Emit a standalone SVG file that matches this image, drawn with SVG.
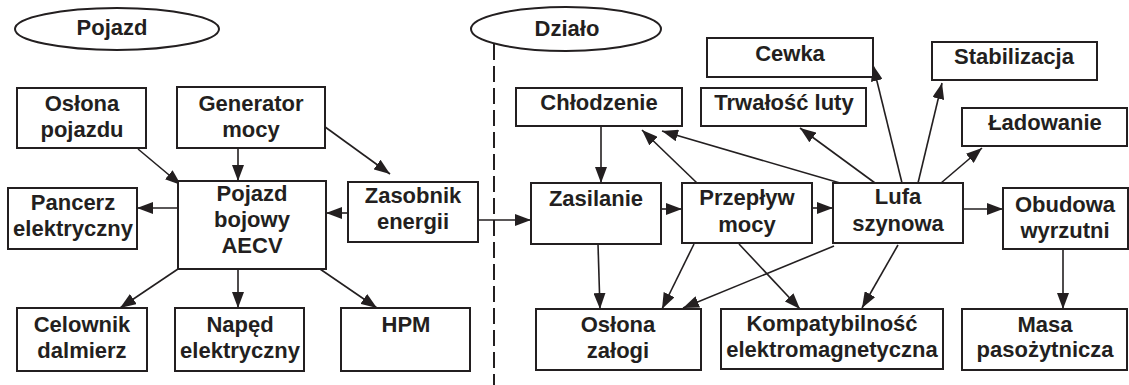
<svg xmlns="http://www.w3.org/2000/svg" width="1129" height="385" viewBox="0 0 1129 385">
<defs>
<style>
.box{fill:#fff;stroke:#231f20;stroke-width:2}
.ell{fill:#fff;stroke:#231f20;stroke-width:2}
.t{font-family:"Liberation Sans",Arial,sans-serif;font-weight:bold;font-size:22px;fill:#231f20;text-anchor:middle}
.c{fill:none;stroke:#231f20;stroke-width:1.6;marker-end:url(#ah)}
.dash{fill:none;stroke:#231f20;stroke-width:2;stroke-dasharray:16 6}
</style>
<marker id="ah" markerUnits="userSpaceOnUse" markerWidth="16" markerHeight="12" refX="16" refY="6" orient="auto">
<path d="M0,0 L16,6 L0,12 z" fill="#231f20"/>
</marker>
</defs>
<rect width="1129" height="385" fill="#fff"/>
<line class="dash" x1="494" y1="44" x2="494" y2="385"/>
<g id="connectors">
<line class="c" x1="138" y1="149" x2="181" y2="185"/>
<line class="c" x1="238" y1="148" x2="238" y2="181"/>
<line class="c" x1="321" y1="124" x2="390" y2="174"/>
<line class="c" x1="178" y1="208" x2="137" y2="208"/>
<line class="c" x1="348" y1="213" x2="326" y2="213"/>
<line class="c" x1="178" y1="269" x2="120" y2="308"/>
<line class="c" x1="238" y1="269" x2="238" y2="308"/>
<line class="c" x1="320" y1="269" x2="377" y2="308"/>
<line class="c" x1="478" y1="220" x2="531" y2="220"/>
<line class="c" x1="601" y1="126" x2="601" y2="183"/>
<line class="c" x1="661" y1="209" x2="682" y2="209"/>
<line class="c" x1="812" y1="208" x2="833" y2="208"/>
<line class="c" x1="963" y1="209" x2="1003" y2="209"/>
<line class="c" x1="697" y1="183" x2="642" y2="130"/>
<line class="c" x1="840" y1="183" x2="662" y2="131"/>
<line class="c" x1="902" y1="183" x2="873" y2="65"/>
<line class="c" x1="918" y1="183" x2="942" y2="83"/>
<line class="c" x1="875" y1="183" x2="800" y2="128"/>
<line class="c" x1="941" y1="183" x2="982" y2="148"/>
<line class="c" x1="598" y1="244" x2="600" y2="309"/>
<line class="c" x1="694" y1="244" x2="662" y2="309"/>
<line class="c" x1="834" y1="246" x2="683" y2="308"/>
<line class="c" x1="739" y1="244" x2="800" y2="309"/>
<line class="c" x1="898" y1="245" x2="862" y2="308"/>
<line class="c" x1="1063" y1="249" x2="1063" y2="309"/>
</g>
<g id="pojazd-label"><ellipse class="ell" cx="117" cy="29" rx="102" ry="21"/><text class="t" x="112" y="35">Pojazd</text></g>
<g id="dzialo-label"><ellipse class="ell" cx="566" cy="29" rx="95" ry="22"/><text class="t" x="567" y="36">Działo</text></g>
<g id="oslona-pojazdu"><rect class="box" x="17" y="88" width="129" height="60"/><text class="t" x="82" y="111">Osłona</text><text class="t" x="82" y="137">pojazdu</text></g>
<g id="generator"><rect class="box" x="177" y="87" width="148" height="61"/><text class="t" x="251" y="111">Generator</text><text class="t" x="251" y="137">mocy</text></g>
<g id="pancerz"><rect class="box" x="8" y="188" width="129" height="61"/><text class="t" x="73" y="210">Pancerz</text><text class="t" x="73" y="236">elektryczny</text></g>
<g id="pojazd-bojowy"><rect class="box" x="178" y="181" width="148" height="88"/><text class="t" x="252" y="201">Pojazd</text><text class="t" x="252" y="227">bojowy</text><text class="t" x="252" y="253">AECV</text></g>
<g id="zasobnik"><rect class="box" x="348" y="182" width="130" height="60"/><text class="t" x="413" y="203">Zasobnik</text><text class="t" x="413" y="229">energii</text></g>
<g id="celownik"><rect class="box" x="17" y="308" width="130" height="63"/><text class="t" x="82" y="332">Celownik</text><text class="t" x="82" y="358">dalmierz</text></g>
<g id="naped"><rect class="box" x="175" y="308" width="129" height="63"/><text class="t" x="240" y="332">Napęd</text><text class="t" x="240" y="358">elektryczny</text></g>
<g id="hpm"><rect class="box" x="341" y="308" width="129" height="63"/><text class="t" x="406" y="332">HPM</text></g>
<g id="chlodzenie"><rect class="box" x="516" y="88" width="166" height="38"/><text class="t" x="599" y="110">Chłodzenie</text></g>
<g id="cewka"><rect class="box" x="707" y="38" width="166" height="39"/><text class="t" x="790" y="61">Cewka</text></g>
<g id="stabilizacja"><rect class="box" x="932" y="42" width="165" height="38"/><text class="t" x="1014" y="64">Stabilizacja</text></g>
<g id="trwalosc"><rect class="box" x="701" y="88" width="165" height="38"/><text class="t" x="784" y="110">Trwałość luty</text></g>
<g id="ladowanie"><rect class="box" x="962" y="108" width="165" height="38"/><text class="t" x="1045" y="130">Ładowanie</text></g>
<g id="zasilanie"><rect class="box" x="531" y="183" width="130" height="61"/><text class="t" x="596" y="206">Zasilanie</text></g>
<g id="przeplyw"><rect class="box" x="682" y="183" width="130" height="60"/><text class="t" x="747" y="205">Przepływ</text><text class="t" x="747" y="232">mocy</text></g>
<g id="lufa"><rect class="box" x="833" y="183" width="130" height="60"/><text class="t" x="898" y="204">Lufa</text><text class="t" x="898" y="231">szynowa</text></g>
<g id="obudowa"><rect class="box" x="1003" y="188" width="125" height="61"/><text class="t" x="1065" y="212">Obudowa</text><text class="t" x="1065" y="238">wyrzutni</text></g>
<g id="oslona-zalogi"><rect class="box" x="536" y="309" width="165" height="61"/><text class="t" x="618" y="332">Osłona</text><text class="t" x="618" y="358">załogi</text></g>
<g id="kompatybilnosc"><rect class="box" x="721" y="309" width="222" height="60"/><text class="t" x="832" y="331">Kompatybilność</text><text class="t" x="832" y="357">elektromagnetyczna</text></g>
<g id="masa"><rect class="box" x="962" y="309" width="165" height="61"/><text class="t" x="1045" y="332">Masa</text><text class="t" x="1045" y="357">pasożytnicza</text></g>
</svg>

===============

## What you are asked to do
From the listing, extract all text exactly as given and drop any picture.

## Task output
Emit a standalone SVG file that matches this image, drawn with SVG.
<svg xmlns="http://www.w3.org/2000/svg" width="1129" height="385" viewBox="0 0 1129 385">
<defs>
<style>
.box{fill:#fff;stroke:#231f20;stroke-width:2}
.ell{fill:#fff;stroke:#231f20;stroke-width:2}
.t{font-family:"Liberation Sans",Arial,sans-serif;font-weight:bold;font-size:22px;fill:#231f20;text-anchor:middle}
.c{fill:none;stroke:#231f20;stroke-width:1.6;marker-end:url(#ah)}
.dash{fill:none;stroke:#231f20;stroke-width:2;stroke-dasharray:16 6}
</style>
<marker id="ah" markerUnits="userSpaceOnUse" markerWidth="16" markerHeight="12" refX="16" refY="6" orient="auto">
<path d="M0,0 L16,6 L0,12 z" fill="#231f20"/>
</marker>
</defs>
<rect width="1129" height="385" fill="#fff"/>
<line class="dash" x1="494" y1="44" x2="494" y2="385"/>
<g id="connectors">
<line class="c" x1="138" y1="149" x2="181" y2="185"/>
<line class="c" x1="238" y1="148" x2="238" y2="181"/>
<line class="c" x1="321" y1="124" x2="390" y2="174"/>
<line class="c" x1="178" y1="208" x2="137" y2="208"/>
<line class="c" x1="348" y1="213" x2="326" y2="213"/>
<line class="c" x1="178" y1="269" x2="120" y2="308"/>
<line class="c" x1="238" y1="269" x2="238" y2="308"/>
<line class="c" x1="320" y1="269" x2="377" y2="308"/>
<line class="c" x1="478" y1="220" x2="531" y2="220"/>
<line class="c" x1="601" y1="126" x2="601" y2="183"/>
<line class="c" x1="661" y1="209" x2="682" y2="209"/>
<line class="c" x1="812" y1="208" x2="833" y2="208"/>
<line class="c" x1="963" y1="209" x2="1003" y2="209"/>
<line class="c" x1="697" y1="183" x2="642" y2="130"/>
<line class="c" x1="840" y1="183" x2="662" y2="131"/>
<line class="c" x1="902" y1="183" x2="873" y2="65"/>
<line class="c" x1="918" y1="183" x2="942" y2="83"/>
<line class="c" x1="875" y1="183" x2="800" y2="128"/>
<line class="c" x1="941" y1="183" x2="982" y2="148"/>
<line class="c" x1="598" y1="244" x2="600" y2="309"/>
<line class="c" x1="694" y1="244" x2="662" y2="309"/>
<line class="c" x1="834" y1="246" x2="683" y2="308"/>
<line class="c" x1="739" y1="244" x2="800" y2="309"/>
<line class="c" x1="898" y1="245" x2="862" y2="308"/>
<line class="c" x1="1063" y1="249" x2="1063" y2="309"/>
</g>
<g id="pojazd-label"><ellipse class="ell" cx="117" cy="29" rx="102" ry="21"/><text class="t" x="112" y="35">Pojazd</text></g>
<g id="dzialo-label"><ellipse class="ell" cx="566" cy="29" rx="95" ry="22"/><text class="t" x="567" y="36">Działo</text></g>
<g id="oslona-pojazdu"><rect class="box" x="17" y="88" width="129" height="60"/><text class="t" x="82" y="111">Osłona</text><text class="t" x="82" y="137">pojazdu</text></g>
<g id="generator"><rect class="box" x="177" y="87" width="148" height="61"/><text class="t" x="251" y="111">Generator</text><text class="t" x="251" y="137">mocy</text></g>
<g id="pancerz"><rect class="box" x="8" y="188" width="129" height="61"/><text class="t" x="73" y="210">Pancerz</text><text class="t" x="73" y="236">elektryczny</text></g>
<g id="pojazd-bojowy"><rect class="box" x="178" y="181" width="148" height="88"/><text class="t" x="252" y="201">Pojazd</text><text class="t" x="252" y="227">bojowy</text><text class="t" x="252" y="253">AECV</text></g>
<g id="zasobnik"><rect class="box" x="348" y="182" width="130" height="60"/><text class="t" x="413" y="203">Zasobnik</text><text class="t" x="413" y="229">energii</text></g>
<g id="celownik"><rect class="box" x="17" y="308" width="130" height="63"/><text class="t" x="82" y="332">Celownik</text><text class="t" x="82" y="358">dalmierz</text></g>
<g id="naped"><rect class="box" x="175" y="308" width="129" height="63"/><text class="t" x="240" y="332">Napęd</text><text class="t" x="240" y="358">elektryczny</text></g>
<g id="hpm"><rect class="box" x="341" y="308" width="129" height="63"/><text class="t" x="406" y="332">HPM</text></g>
<g id="chlodzenie"><rect class="box" x="516" y="88" width="166" height="38"/><text class="t" x="599" y="110">Chłodzenie</text></g>
<g id="cewka"><rect class="box" x="707" y="38" width="166" height="39"/><text class="t" x="790" y="61">Cewka</text></g>
<g id="stabilizacja"><rect class="box" x="932" y="42" width="165" height="38"/><text class="t" x="1014" y="64">Stabilizacja</text></g>
<g id="trwalosc"><rect class="box" x="701" y="88" width="165" height="38"/><text class="t" x="784" y="110">Trwałość luty</text></g>
<g id="ladowanie"><rect class="box" x="962" y="108" width="165" height="38"/><text class="t" x="1045" y="130">Ładowanie</text></g>
<g id="zasilanie"><rect class="box" x="531" y="183" width="130" height="61"/><text class="t" x="596" y="206">Zasilanie</text></g>
<g id="przeplyw"><rect class="box" x="682" y="183" width="130" height="60"/><text class="t" x="747" y="205">Przepływ</text><text class="t" x="747" y="232">mocy</text></g>
<g id="lufa"><rect class="box" x="833" y="183" width="130" height="60"/><text class="t" x="898" y="204">Lufa</text><text class="t" x="898" y="231">szynowa</text></g>
<g id="obudowa"><rect class="box" x="1003" y="188" width="125" height="61"/><text class="t" x="1065" y="212">Obudowa</text><text class="t" x="1065" y="238">wyrzutni</text></g>
<g id="oslona-zalogi"><rect class="box" x="536" y="309" width="165" height="61"/><text class="t" x="618" y="332">Osłona</text><text class="t" x="618" y="358">załogi</text></g>
<g id="kompatybilnosc"><rect class="box" x="721" y="309" width="222" height="60"/><text class="t" x="832" y="331">Kompatybilność</text><text class="t" x="832" y="357">elektromagnetyczna</text></g>
<g id="masa"><rect class="box" x="962" y="309" width="165" height="61"/><text class="t" x="1045" y="332">Masa</text><text class="t" x="1045" y="357">pasożytnicza</text></g>
</svg>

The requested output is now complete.